Alfaia/Bombo: Rope-tuned bass drums of varying sizes playing a mixture of complimenting, powerful rhythms.

Caixa/Tarol: Snare drum which often introduces the ensemble with a chamada (introduction).

Gonguê: a type of metal cowbell, can be handheld or several feet long on a rope harness.

Abê: also called ‘shekere’. A gourd shaker covered in brightly coloured plastic or ceramic beads.

Mineiro: a metal cylindrical shaker filled with metal shot or seeds for a sharp cutting sound.

Modern Day Maracatu:

Today there are still many Maracatu Nações playing in Recife and Olinda, the oldest of which being Maracatu Nação Elefante founded in 1800. Other groups include Maracatu Nação Estrela Brilhante de Igarassu (1824), Maracatu Nação Leão Coroado (1863), Maracatu Nação Estrela Brilhante do Recife (founded by former slaves in 1906), Maracatu Nação Cambinda Estrela and Maracatu Nação Almirante do Forte (both founded in 1935), and more recently Maracatu Nação Encanto da Alegria (1998).

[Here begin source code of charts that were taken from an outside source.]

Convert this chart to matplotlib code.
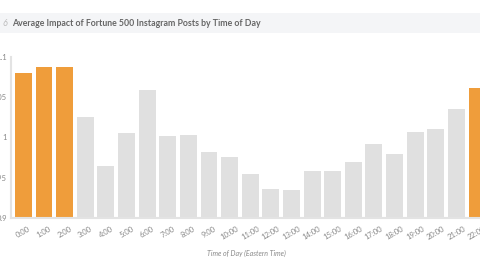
import matplotlib
matplotlib.use('Agg')
import matplotlib.pyplot as plt
from matplotlib.patches import Rectangle

hours = ['0:00', '1:00', '2:00', '3:00', '4:00', '5:00', '6:00', '7:00', '8:00',
         '9:00', '10:00', '11:00', '12:00', '13:00', '14:00', '15:00', '16:00',
         '17:00', '18:00', '19:00', '20:00', '21:00', '22:00']
impact = [1.080, 1.087, 1.087, 1.025, 0.965, 1.005, 1.059, 1.002, 1.003,
          0.982, 0.976, 0.955, 0.936, 0.935, 0.958, 0.958, 0.970,
          0.992, 0.980, 1.007, 1.011, 1.035, 1.061]
highlight = ['0:00', '1:00', '2:00', '22:00']
yticks = [0.9, 0.95, 1.0, 1.05, 1.1]
ytick_labels = ['0.9', '0.95', '1', '1.05', '1.1']

ORANGE = '#EF9D3B'
GREY = '#E0E0E0'
TEXT = '#888888'

plt.rcParams['font.family'] = ['Lato', 'DejaVu Sans']

fig = plt.figure(figsize=(4.8, 2.7), dpi=100)

# title band
fig.patches.append(Rectangle((0, 1 - 33 / 270), 1, 20 / 270, transform=fig.transFigure,
                             facecolor='#F4F5F7', edgecolor='none', zorder=0))
fig.text(2 / 480, 1 - 23 / 270, '6', fontsize=6.5, color='#BBBBBB', style='italic',
         va='center', ha='left')
fig.text(12 / 480, 1 - 23 / 270, 'Average Impact of Fortune 500 Instagram Posts by Time of Day',
         fontsize=6.3, color='#666666', fontweight='bold', va='center', ha='left')

ax = fig.add_axes([11 / 480, 52 / 270, 478.4 / 480, 161 / 270])
colors = [ORANGE if h in highlight else GREY for h in hours]
x = range(len(hours))
ax.bar(x, [v - 0.9 for v in impact], bottom=0.9, width=0.82, color=colors)

ax.set_xlim(-0.6, 22.6)
ax.set_ylim(0.9, 1.1)
ax.set_yticks(yticks)
ax.set_yticklabels(ytick_labels)
ax.set_xticks(list(x))
ax.set_xticklabels(hours, rotation=30, ha='center')
ax.tick_params(axis='y', length=0, pad=3, labelsize=5.5, labelcolor=TEXT)
ax.tick_params(axis='x', length=0, pad=5, labelsize=5.5, labelcolor=TEXT)

for s in ['top', 'right']:
    ax.spines[s].set_visible(False)
for s in ['left', 'bottom']:
    ax.spines[s].set_color('#E3E3E3')
    ax.spines[s].set_linewidth(1.5)

fig.text(246 / 480, 1 - 253 / 270, 'Time of Day (Eastern Time)', fontsize=5,
         color=TEXT, style='italic', ha='center', va='center')

fig.savefig('out.png', dpi=100)
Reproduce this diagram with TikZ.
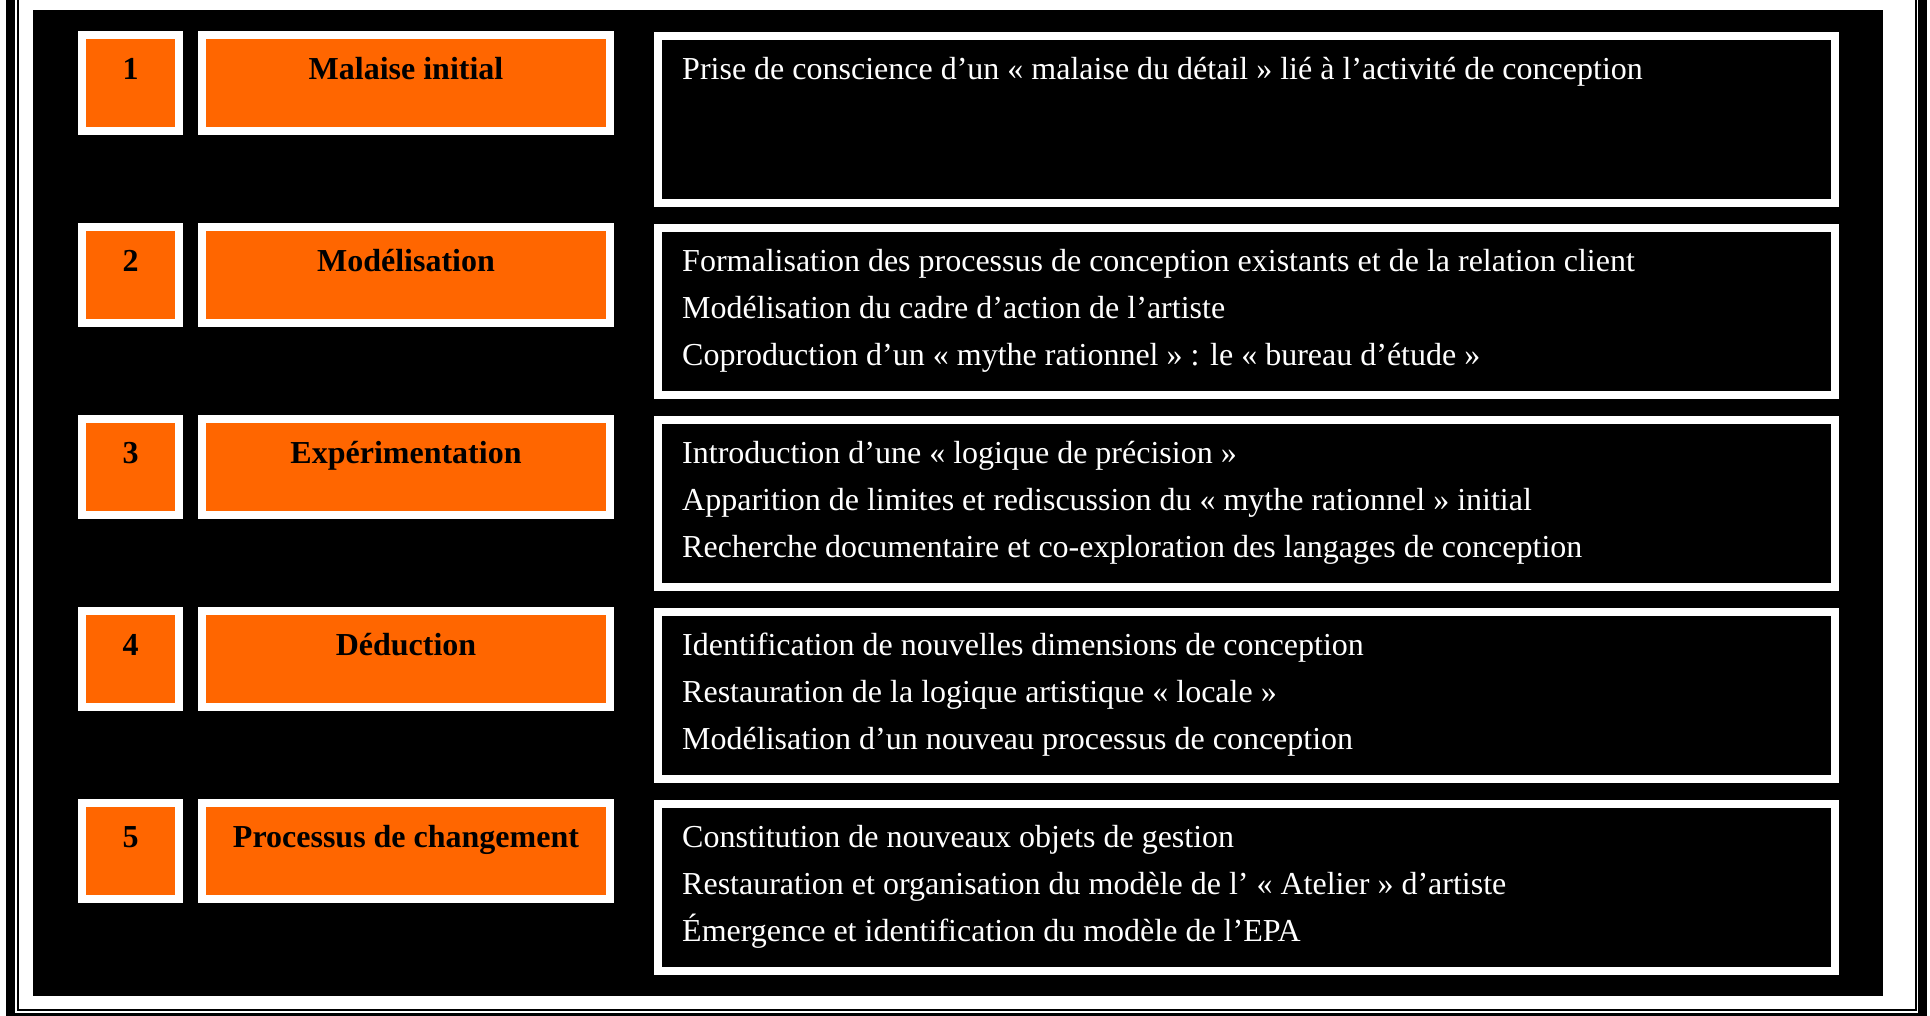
\documentclass[tikz,border=0pt]{standalone}
\usepackage{fontspec}
\setmainfont{Liberation Serif}
\definecolor{orng}{HTML}{FF6600}
\tikzset{
  numbox/.style={draw=white, line width=8pt, fill=orng, minimum width=97pt, minimum height=96pt, inner sep=0pt},
  titlebox/.style={numbox, minimum width=408pt},
  textbox/.style={draw=white, line width=8pt, fill=black, minimum width=1177pt, minimum height=167pt, inner sep=0pt},
  headtxt/.style={font=\fontsize{32}{38}\selectfont\bfseries, text=black, anchor=base, inner sep=0pt},
  bodytxt/.style={font=\fontsize{32}{38}\selectfont, text=white, anchor=base west, inner sep=0pt},
  thickrule/.style={draw=black, line width=9pt},
  thinrule/.style={draw=black, line width=2pt},
}
\newcommand\rowboxes[3]{%
  \node[numbox] (nb#1) at (130.5, #2+52) {};
  \node[titlebox] (tb#1) at (406, #2+52) {};
  \node[textbox] (xb#1) at (1246.5, #2+88) {};
  \node[headtxt] (nt#1) at (130.5, #2+48) {#1};
  \node[headtxt] (tt#1) at (406, #2+48) {#3};
}
\begin{document}
\begin{tikzpicture}[x=1pt, y=-1pt]
\useasboundingbox (0,0) rectangle (1930,1015);
\fill[white] (0,0) rectangle (1930,1015);
% outer double frame
\draw[thickrule] (10.5,-5) -- (10.5,1017.5) -- (1922.5,1017.5) -- (1922.5,-5);
\draw[thinrule] (18,-5) -- (18,1010) -- (1916,1010) -- (1916,-5);
% black background
\fill[black] (33,10) rectangle (1883,996);
% rows
\rowboxes{1}{31}{Malaise initial}
\node[bodytxt] (l1a) at (682, 79) {Prise de conscience d’un « malaise du détail » lié à l’activité de conception};
\rowboxes{2}{223}{Modélisation}
\node[bodytxt] (l2a) at (682, 271) {Formalisation des processus de conception existants et de la relation client};
\node[bodytxt] (l2b) at (682, 318) {Modélisation du cadre d’action de l’artiste};
\node[bodytxt] (l2c) at (682, 365) {Coproduction d’un « mythe rationnel » : le « bureau d’étude »};
\rowboxes{3}{415}{Expérimentation}
\node[bodytxt] (l3a) at (682, 463) {Introduction d’une « logique de précision »};
\node[bodytxt] (l3b) at (682, 510) {Apparition de limites et rediscussion du « mythe rationnel » initial};
\node[bodytxt] (l3c) at (682, 557) {Recherche documentaire et co-exploration des langages de conception};
\rowboxes{4}{607}{Déduction}
\node[bodytxt] (l4a) at (682, 655) {Identification de nouvelles dimensions de conception};
\node[bodytxt] (l4b) at (682, 702) {Restauration de la logique artistique « locale »};
\node[bodytxt] (l4c) at (682, 749) {Modélisation d’un nouveau processus de conception};
\rowboxes{5}{799}{Processus de changement}
\node[bodytxt] (l5a) at (682, 847) {Constitution de nouveaux objets de gestion};
\node[bodytxt] (l5b) at (682, 894) {Restauration et organisation du modèle de l’ « Atelier » d’artiste};
\node[bodytxt] (l5c) at (682, 941) {Émergence et identification du modèle de l’EPA};
\end{tikzpicture}
\end{document}
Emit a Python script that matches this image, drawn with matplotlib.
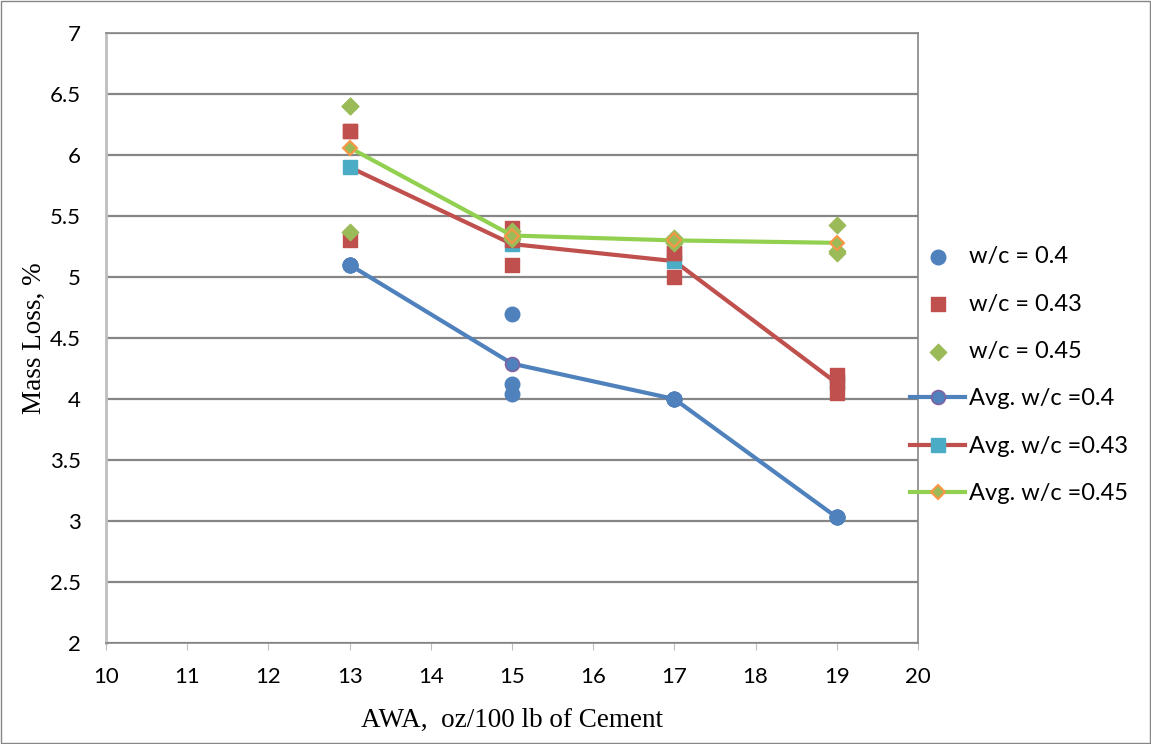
import matplotlib.pyplot as plt
import numpy as np

awa = [13, 15, 17, 19]

# individual measurements (x, mass loss)
x_040 = [13, 13, 13, 15, 15, 15, 17, 17, 17, 19, 19, 19]
y_040 = [5.1, 5.1, 5.1, 4.7, 4.12, 4.04, 4.0, 4.0, 4.0, 3.03, 3.03, 3.03]
x_043 = [13, 13, 13, 15, 15, 15, 17, 17, 17, 19, 19, 19]
y_043 = [6.2, 6.2, 5.3, 5.4, 5.3, 5.1, 5.2, 5.2, 5.0, 4.2, 4.15, 4.05]
x_045 = [13, 13, 13, 15, 15, 15, 17, 17, 17, 19, 19, 19]
y_045 = [6.4, 6.4, 5.37, 5.38, 5.33, 5.31, 5.32, 5.29, 5.28, 5.43, 5.2, 5.21]

avg_040 = [5.1, 4.29, 4.0, 3.03]
avg_043 = [5.9, 5.27, 5.13, 4.13]
avg_045 = [6.06, 5.34, 5.30, 5.28]

fig = plt.figure(figsize=(11.51, 7.44), dpi=100)
ax = fig.add_axes([106/1151, 1 - 643/744, (918-106)/1151, (643-33)/744])

tick_font = 'Lato'
ax.scatter(x_040, y_040, marker='o', s=110, color='#4F81BD', label='w/c = 0.4', zorder=5)
ax.scatter(x_043, y_043, marker='s', s=110, color='#C0504D', label='w/c = 0.43', zorder=5)
ax.scatter(x_045, y_045, marker='D', s=70, color='#9BBB59', label='w/c = 0.45', zorder=5)

ax.plot(awa, avg_040, color='#4F81BD', lw=3, marker='o', ms=10,
        mfc='#4F81BD', mec='#8064A2', mew=1.2, label='Avg. w/c =0.4', zorder=4)
ax.plot(awa, avg_043, color='#C0504D', lw=3, marker='s', ms=10,
        mfc='#4BACC6', mec='#4BACC6', label='Avg. w/c =0.43', zorder=4)
ax.plot(awa, avg_045, color='#92D050', lw=3, marker='D', ms=7,
        mfc='#9BBB59', mec='#F79646', mew=1.5, label='Avg. w/c =0.45', zorder=6)

ax.set_xlim(10, 20)
ax.set_ylim(2, 7)
ax.set_xticks(np.arange(10, 21, 1))
ax.set_yticks(np.arange(2, 7.01, 0.5))
ax.set_yticklabels(['2', '2.5', '3', '3.5', '4', '4.5', '5', '5.5', '6', '6.5', '7'])
ax.yaxis.grid(True, color='#868686', lw=1.6)
ax.set_axisbelow(True)
for s in ax.spines.values():
    s.set_color('#868686')
    s.set_linewidth(1.2)
ax.spines['left'].set_color('#BFBFBF')
ax.spines['left'].set_linewidth(2)
ax.tick_params(axis='y', length=0, labelsize=16, pad=18)
ax.tick_params(axis='x', length=5, color='#BFBFBF', direction='out', labelsize=16, pad=12)
for lab in ax.get_xticklabels() + ax.get_yticklabels():
    lab.set_family(tick_font)

ax.set_xlabel('AWA,  oz/100 lb of Cement', family='Liberation Serif', fontsize=19.5, labelpad=15)
ax.set_ylabel('Mass Loss, %', family='Liberation Serif', fontsize=19.5, labelpad=2)

ax.legend(loc='center left', bbox_to_anchor=(0.9786, 0.439), frameon=False,
          prop={'family': tick_font, 'size': 17}, labelspacing=1.12,
          handlelength=2.33, handletextpad=0.15, borderaxespad=0)

fig.patches.append(plt.Rectangle((0.001, 0.001), 0.998, 0.998, transform=fig.transFigure,
                                 fill=False, edgecolor='#868686', lw=1))

fig.savefig('out.png', dpi=100)
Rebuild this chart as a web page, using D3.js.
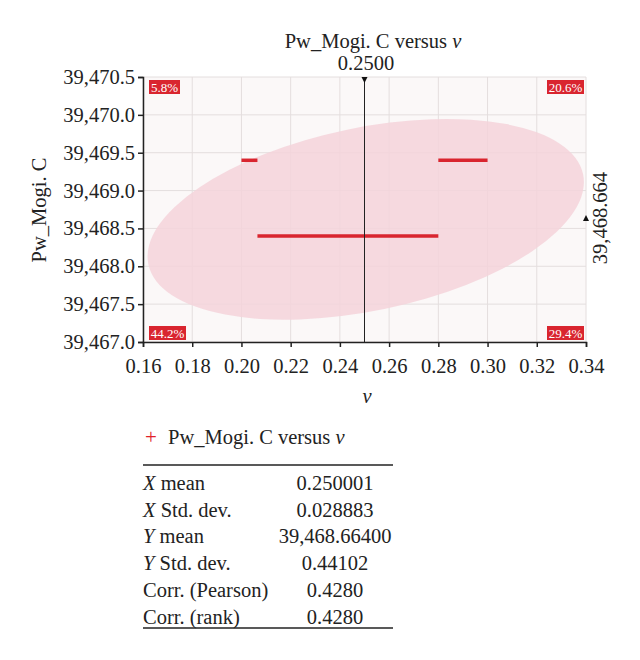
<!DOCTYPE html>
<html><head><meta charset="utf-8">
<script src="https://cdn.jsdelivr.net/npm/d3@7"></script>
<style>body{margin:0;background:#fff}svg text{font-family:"Liberation Serif","DejaVu Serif",serif;fill:#222}</style>
</head><body><svg id="c" width="640" height="660"></svg>
<script>
const xTicks=[0.16,0.18,0.20,0.22,0.24,0.26,0.28,0.30,0.32,0.34];
const yTicks=[39467.0,39467.5,39468.0,39468.5,39469.0,39469.5,39470.0,39470.5];
const segX1=[0.200,0.2065,0.280];
const segX2=[0.2065,0.280,0.300];
const segY=[39469.4,39468.4,39469.4];
const quadLabels=["5.8%","20.6%","44.2%","29.4%"];
const quadPos=["tl","tr","bl","br"];
const ellipse={cx:0.2505,cy:39468.62,rx:0.0902,ry:1.21,angleDeg:-11.7};
const statNames=[["X"," mean"],["X"," Std. dev."],["Y"," mean"],["Y"," Std. dev."],["","Corr. (Pearson)"],["","Corr. (rank)"]];
const statValues=["0.250001","0.028883","39,468.66400","0.44102","0.4280","0.4280"];

const FS=20.5;
const svg=d3.select("#c");
const L=143,R=586,T=77,B=342;
const x=d3.scaleLinear().domain([0.16,0.34]).range([L,R]);
const y=d3.scaleLinear().domain([39467,39470.5]).range([B,T]);
svg.append("rect").attr("x",L).attr("y",T).attr("width",R-L).attr("height",B-T).attr("fill","#fbf8f8");
const g=svg.append("g");
xTicks.forEach(t=>g.append("line").attr("x1",x(t)).attr("x2",x(t)).attr("y1",T).attr("y2",B).attr("stroke","#e4dede"));
yTicks.forEach(t=>g.append("line").attr("x1",L).attr("x2",R).attr("y1",y(t)).attr("y2",y(t)).attr("stroke","#e4dede"));
const pxRx=x(ellipse.cx+ellipse.rx)-x(ellipse.cx), pxRy=y(ellipse.cy)-y(ellipse.cy+ellipse.ry);
svg.append("ellipse").attr("cx",x(ellipse.cx)).attr("cy",y(ellipse.cy)).attr("rx",pxRx).attr("ry",pxRy)
 .attr("transform",`rotate(${ellipse.angleDeg},${x(ellipse.cx)},${y(ellipse.cy)})`).attr("fill","#f5d3da").attr("opacity",0.85);
segY.forEach((v,i)=>svg.append("line").attr("x1",x(segX1[i])).attr("x2",x(segX2[i])).attr("y1",y(v)).attr("y2",y(v)).attr("stroke","#d9252f").attr("stroke-width",3.5));
svg.append("line").attr("x1",x(0.25)).attr("x2",x(0.25)).attr("y1",T).attr("y2",B).attr("stroke","#222").attr("stroke-width",1);
svg.append("path").attr("d",`M${x(0.25)-3},${T}L${x(0.25)+3},${T}L${x(0.25)},${T+6}Z`).attr("fill","#111");
svg.append("g").attr("transform",`translate(0,${B})`).call(d3.axisBottom(x).tickValues(xTicks).tickFormat(d3.format(".2f")).tickSize(5))
 .call(a=>{a.selectAll("text").attr("font-size",FS).attr("dy","1.1em");});
svg.append("g").attr("transform",`translate(${L},0)`).call(d3.axisLeft(y).tickValues(yTicks).tickFormat(d=>d3.format(",.1f")(d)).tickSize(5))
 .call(a=>{a.selectAll("text").attr("font-size",FS);});
svg.selectAll(".domain").attr("stroke","#222").attr("stroke-width",1.5);
svg.selectAll(".tick line").attr("stroke","#222").attr("stroke-width",1.5);
quadPos.forEach((p,i)=>{
 const w=p=="tl"?31:37, lx=p[1]=="l"?L+6:R-w-2, ly=p[0]=="t"?T+3:B-16;
 svg.append("rect").attr("x",lx).attr("y",ly).attr("width",w).attr("height",14).attr("fill","#d9252f");
 svg.append("text").attr("x",lx+w/2).attr("y",ly+11.5).attr("text-anchor","middle").attr("font-size",13).style("fill","#fff").text(quadLabels[i]);
});
svg.append("text").attr("x",373).attr("y",48).attr("text-anchor","middle").attr("font-size",FS).html('Pw_Mogi. C versus <tspan font-style="italic">ν</tspan>');
svg.append("text").attr("x",366).attr("y",70).attr("text-anchor","middle").attr("font-size",FS).text("0.2500");
svg.append("text").attr("transform","translate(46,210) rotate(-90)").attr("text-anchor","middle").attr("font-size",FS).text("Pw_Mogi. C");
svg.append("text").attr("x",367).attr("y",403).attr("text-anchor","middle").attr("font-size",FS).attr("font-style","italic").text("ν");
svg.append("text").attr("transform","translate(607,218) rotate(-90)").attr("text-anchor","middle").attr("font-size",FS).text("39,468.664");
svg.append("path").attr("d",`M${R-3},${y(39468.664)+5}L${R+3},${y(39468.664)+5}L${R},${y(39468.664)-1}Z`).attr("fill","#111");
svg.append("text").attr("x",145).attr("y",444).attr("font-size",21).style("fill","#e0202a").text("+");
svg.append("text").attr("x",168).attr("y",444).attr("font-size",FS).html('Pw_Mogi. C versus <tspan font-style="italic">ν</tspan>');
svg.append("line").attr("x1",143).attr("x2",393).attr("y1",465).attr("y2",465).attr("stroke","#222").attr("stroke-width",1.5);
svg.append("line").attr("x1",143).attr("x2",393).attr("y1",628).attr("y2",628).attr("stroke","#222").attr("stroke-width",1.5);
statNames.forEach((n,i)=>{
 const yy=490+i*26.7;
 const t=svg.append("text").attr("x",143).attr("y",yy).attr("font-size",FS);
 if(n[0]) t.append("tspan").attr("font-style","italic").text(n[0]);
 t.append("tspan").text(n[1]);
 svg.append("text").attr("x",335).attr("y",yy).attr("text-anchor","middle").attr("font-size",FS).text(statValues[i]);
});
</script></body></html>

In the 1990s artists such as ‘Chico Science & Nação Zumbi’ and ‘Mundo Livre S/A’ fronted a movement where traditional Brazilian rhythms such as Maracatu, Forró, Côco and Baião were mixed with modern styles such as dub, reggae and rock to create Manguebeat. Maracatu continues to evolve today, with a number of modern percussion and rock groups using the traditional instruments to create a fresh modern sound. Nação Pernambuco‘s incredible efforts since 1989 to promote Pernambucan culture to a wider audience through stage and street performance has helped to spread the word about both percussion and dance, and has led new generations to follow and respect theit homeland’s traditions and heritage.